Russell Peters: Red, White, and Brown
Directed by Jigar Talati
Studio: Comedy Central/Paramount
Aspect Ratio: 1.78:1 anamorphic
Running Time: 79 minutes
Audio: Dolby Digital 5.1, 2.0 stereo English
MSRP: $ 19.99
Release Date: January 27, 2009
Review Date: January 17, 2009
Talented comedian Russell Peters brought his eclectic world view of racial and cultural absurdity to New York’s Madison Square Garden on February 2, 2008, in a stand-up act that was recorded for broadcast on Showtime. Expanded on this disc by an additional twenty minutes that wasn’t originally aired and also offering some comic sets recorded on a second night along with some deleted material from the original recording, Red, White and Brown is a funny act that’s never condescending or smug with its audience. Peters proves himself a gifted, fresh, and funny comedian, self-deprecating at times and at other times pointing the finger at human foibles which may be ethnically focused but which allow us to laugh at behaviors common to us all.
A good portion of the disc’s 79-minute running time involves Peters’ dissection of the audience’s racial make-up, thus allowing him to riff on different cultural observations he’s made in his travels, and being of Indian descent himself (via Canada), he can throw his own ethnicity up for satire as well as that of others in his diverse audience. During the course of his set, he touches on such topics as arcade Dance Dance Machines, body hair and hair sculpturing, his dislike of soccer, and some observations on the hard of hearing. His misadventures in school especially with a transfer to a school for the mentally handicapped are particularly hilarious.
Peters has an uncanny ear for accents, and during his show, he displays them to quite an astonishing degree. He’s also got an ease before the audience which takes them into his confidence, never pushing for effects except in extremely rare cases when it most suits his purposes. Director Jigar Talati doesn’t do anything fancy with his cameras, all the better to listen to the comic’s set-ups and punch lines and watch his surprisingly limber body and his agility with the microphone make for some howlingly funny sight gags. The editing by Denny Chan is first-rate, so smooth, in fact, that you’d swear the show is seamless, that is, until you view the deleted scenes and see some sequences which were cut out of various places in the act.
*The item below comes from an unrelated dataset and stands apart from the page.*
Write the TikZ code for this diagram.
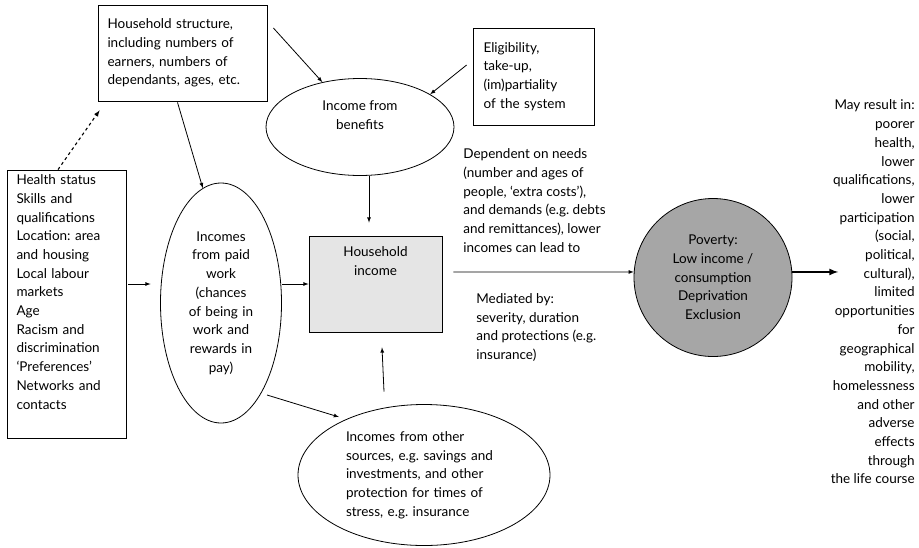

Red, White, and Brown is adult in topic and tone (some of the funniest ad-libs involve a parent who's brought his preteen son to the show which Russell can‘t help but call attention to), but it’s a very fine comedy set with an easy-to-like comic working at the top of his game.
The act was filmed in high definition and framed at 1.78:1 and then down converted for this 480p presentation. Though the image is certainly sharp, clear, and clean, numerous digital artifacts have been introduced into the encode. Moiré, aliasing, and pixilation are fairly frequent visitors to the image though one soon learns to ignore them and concentrate on the comic business itself. The film is divided into 11 chapters.
The Dolby Digital 5.1 track (which I used for most of my reviewing purposes) spreads the vocal track across the front three channels with occasional audience response placed in the rears. If one objects to that arrangement, the 2.0 stereo track puts Peters’ words in the center channel with the audience response in the left and right channels. Both recordings are cleanly presented with no distortion to mar the listening experience.
Comedian Russell Peters, his brother producer Clayton Peters, and director Jigar Talati contribute an audio commentary for the act. Russell is tired and tends to run down as the commentary proceeds, but all three men comment on the act and its terrific response on the evening in question.
“White Jacket Bootleg” features two sequences from the act during the second night of recording (none of which made it to the final film since he’s wearing a different outfit and there were empty seats clearly visible during the recording.) They can be played separately or together in one 11 ¾-minute group. An audio commentary is also available for selection with these two sequences.
“Support the Troops” offers two additional comedy sequences, one recorded the second night and the other the first night and both concerning stories about flying on a military plane to entertain the troops. They can also be viewed separately or in one 9 ¾-minute bunch. The second sequence also contains audio commentary which may be turned on or off.
There are four deleted sequences from the first night of recording which can be viewed separately or in one 5 ¾-minute grouping.
Also enclosed in the package is a bonus CD of the act.
Red, White, and Brown is a very funny stand-up comedy special with the gifted Russell Peters making some astute observations about our cultural differences and similarities. Recommended!